WHAT IS ASKED:
Repeat every line exactly, keeping the pictures out of the copy.
━━━━━━━━━━
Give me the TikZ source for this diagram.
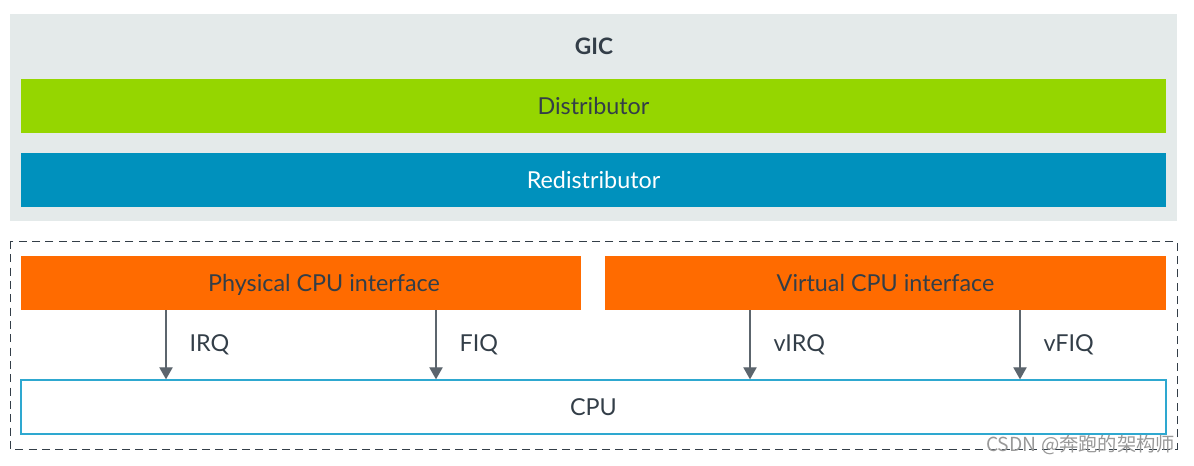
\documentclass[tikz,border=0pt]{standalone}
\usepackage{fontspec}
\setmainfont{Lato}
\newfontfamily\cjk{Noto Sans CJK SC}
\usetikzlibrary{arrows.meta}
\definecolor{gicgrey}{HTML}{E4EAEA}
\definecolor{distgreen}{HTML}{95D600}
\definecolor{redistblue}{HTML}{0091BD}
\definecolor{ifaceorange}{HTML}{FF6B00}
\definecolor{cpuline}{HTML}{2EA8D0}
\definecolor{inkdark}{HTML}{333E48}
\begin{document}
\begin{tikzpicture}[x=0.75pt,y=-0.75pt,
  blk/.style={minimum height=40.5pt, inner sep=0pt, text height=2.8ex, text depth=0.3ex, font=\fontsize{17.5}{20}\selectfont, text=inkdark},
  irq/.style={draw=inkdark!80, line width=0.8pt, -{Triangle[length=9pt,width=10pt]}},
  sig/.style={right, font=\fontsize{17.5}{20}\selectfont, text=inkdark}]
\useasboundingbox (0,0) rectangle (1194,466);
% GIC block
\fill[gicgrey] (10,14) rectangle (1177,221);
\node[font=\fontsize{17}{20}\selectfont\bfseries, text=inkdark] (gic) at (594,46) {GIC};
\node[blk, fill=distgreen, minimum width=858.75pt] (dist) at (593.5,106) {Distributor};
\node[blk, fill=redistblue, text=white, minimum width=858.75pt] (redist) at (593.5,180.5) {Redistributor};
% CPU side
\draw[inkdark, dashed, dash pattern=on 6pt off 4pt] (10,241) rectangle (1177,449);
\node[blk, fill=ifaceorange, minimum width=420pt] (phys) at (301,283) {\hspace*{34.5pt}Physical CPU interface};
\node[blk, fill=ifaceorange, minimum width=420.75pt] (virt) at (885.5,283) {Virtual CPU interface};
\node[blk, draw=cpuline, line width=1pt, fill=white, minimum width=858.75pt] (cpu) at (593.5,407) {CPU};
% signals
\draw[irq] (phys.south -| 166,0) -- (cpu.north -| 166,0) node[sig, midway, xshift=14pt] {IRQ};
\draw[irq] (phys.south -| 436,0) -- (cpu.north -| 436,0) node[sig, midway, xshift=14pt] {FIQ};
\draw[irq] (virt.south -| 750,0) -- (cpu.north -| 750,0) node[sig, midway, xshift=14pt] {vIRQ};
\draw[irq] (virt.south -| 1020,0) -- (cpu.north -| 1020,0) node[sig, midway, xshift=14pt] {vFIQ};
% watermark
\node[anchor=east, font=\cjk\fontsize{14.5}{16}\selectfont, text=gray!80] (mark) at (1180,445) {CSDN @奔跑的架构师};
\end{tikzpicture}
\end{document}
━━━━━━━━━━
SOLUTION FOR THIS PROBLEM:
Give me the TikZ source for this diagram.
\documentclass[tikz,border=0pt]{standalone}
\usepackage{fontspec}
\setmainfont{Lato}
\newfontfamily\cjk{Noto Sans CJK SC}
\usetikzlibrary{arrows.meta}
\definecolor{gicgrey}{HTML}{E4EAEA}
\definecolor{distgreen}{HTML}{95D600}
\definecolor{redistblue}{HTML}{0091BD}
\definecolor{ifaceorange}{HTML}{FF6B00}
\definecolor{cpuline}{HTML}{2EA8D0}
\definecolor{inkdark}{HTML}{333E48}
\begin{document}
\begin{tikzpicture}[x=0.75pt,y=-0.75pt,
  blk/.style={minimum height=40.5pt, inner sep=0pt, text height=2.8ex, text depth=0.3ex, font=\fontsize{17.5}{20}\selectfont, text=inkdark},
  irq/.style={draw=inkdark!80, line width=0.8pt, -{Triangle[length=9pt,width=10pt]}},
  sig/.style={right, font=\fontsize{17.5}{20}\selectfont, text=inkdark}]
\useasboundingbox (0,0) rectangle (1194,466);
% GIC block
\fill[gicgrey] (10,14) rectangle (1177,221);
\node[font=\fontsize{17}{20}\selectfont\bfseries, text=inkdark] (gic) at (594,46) {GIC};
\node[blk, fill=distgreen, minimum width=858.75pt] (dist) at (593.5,106) {Distributor};
\node[blk, fill=redistblue, text=white, minimum width=858.75pt] (redist) at (593.5,180.5) {Redistributor};
% CPU side
\draw[inkdark, dashed, dash pattern=on 6pt off 4pt] (10,241) rectangle (1177,449);
\node[blk, fill=ifaceorange, minimum width=420pt] (phys) at (301,283) {\hspace*{34.5pt}Physical CPU interface};
\node[blk, fill=ifaceorange, minimum width=420.75pt] (virt) at (885.5,283) {Virtual CPU interface};
\node[blk, draw=cpuline, line width=1pt, fill=white, minimum width=858.75pt] (cpu) at (593.5,407) {CPU};
% signals
\draw[irq] (phys.south -| 166,0) -- (cpu.north -| 166,0) node[sig, midway, xshift=14pt] {IRQ};
\draw[irq] (phys.south -| 436,0) -- (cpu.north -| 436,0) node[sig, midway, xshift=14pt] {FIQ};
\draw[irq] (virt.south -| 750,0) -- (cpu.north -| 750,0) node[sig, midway, xshift=14pt] {vIRQ};
\draw[irq] (virt.south -| 1020,0) -- (cpu.north -| 1020,0) node[sig, midway, xshift=14pt] {vFIQ};
% watermark
\node[anchor=east, font=\cjk\fontsize{14.5}{16}\selectfont, text=gray!80] (mark) at (1180,445) {CSDN @奔跑的架构师};
\end{tikzpicture}
\end{document}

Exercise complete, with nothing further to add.